Carter Page, one of three Trump campaign members FBI informant Stefan Halper contacted during the 2016 presidential campaign, says James Comey’s FBI left his life in shambles.
The oil industry consultant told Paul Sperry of the New York Post that in the wake of the intense media coverage he received towards the end of 2016, his girlfriend broke up with him during a heated discussion after “freaking out,” over Page being the subject of “fake news.”
“Talking with her later in the evening after dinner, she told me that she didn’t want me staying there anymore, and that our relationship was over,” Page reveals.
Following the break-up, Page says he “booked a last-minute hotel reservation as part of this early chapter of the redefinition of my life.”
“Page believes the FBI’s mole, professor Stefan Halper, was secretly spying on him as part of a “politically motivated” investigation of Team Trump, using fake sympathy to gain his trust — all while fishing for dirt on Page’s ties to Russia, where he’d worked as an energy consultant,” Sperry reports.
“I wouldn’t be surprised if it turned out to be a trap,” Page told the veteran reporter.
Page first met Halper after the consultant gave a presentation at a security conference called “2016’s Race to Change the World,” — organized by the University of Cambridge’s Centre for Research in the Arts, Social Sciences and Humanities.

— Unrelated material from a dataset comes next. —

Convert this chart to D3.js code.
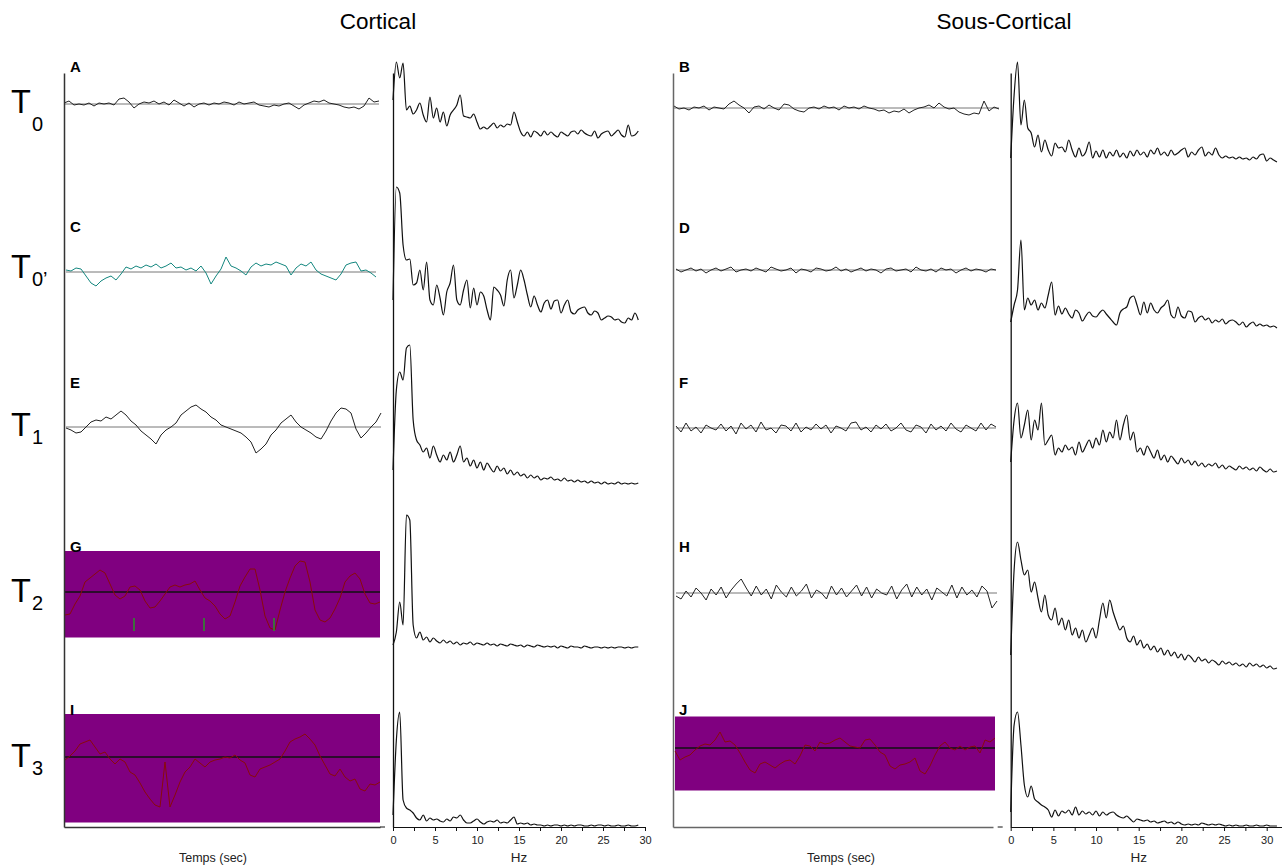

Chuck Ross of the Daily Caller reported Halper later asked Page multiples times to get together at his Virginia farm.
Curiously, the informant contacted Page on July 28th, 2017 — months after Donald Trump entered the White House — according to an email that the consultant tweeted on May 20.
In the e-mail, Halper suggested the media had moved on from the Trump-Russia collusion narrative to possible improper conduct by White House officials.
“It seems attention has shifted a bit from the ‘collusion’ investigation to the ‘contretempts’ within the White House,” wrote the FBI informant.
“I must assume this gives you some relief.”
“Be in touch when you have the time. Would be great to catch up,” concluded Halper.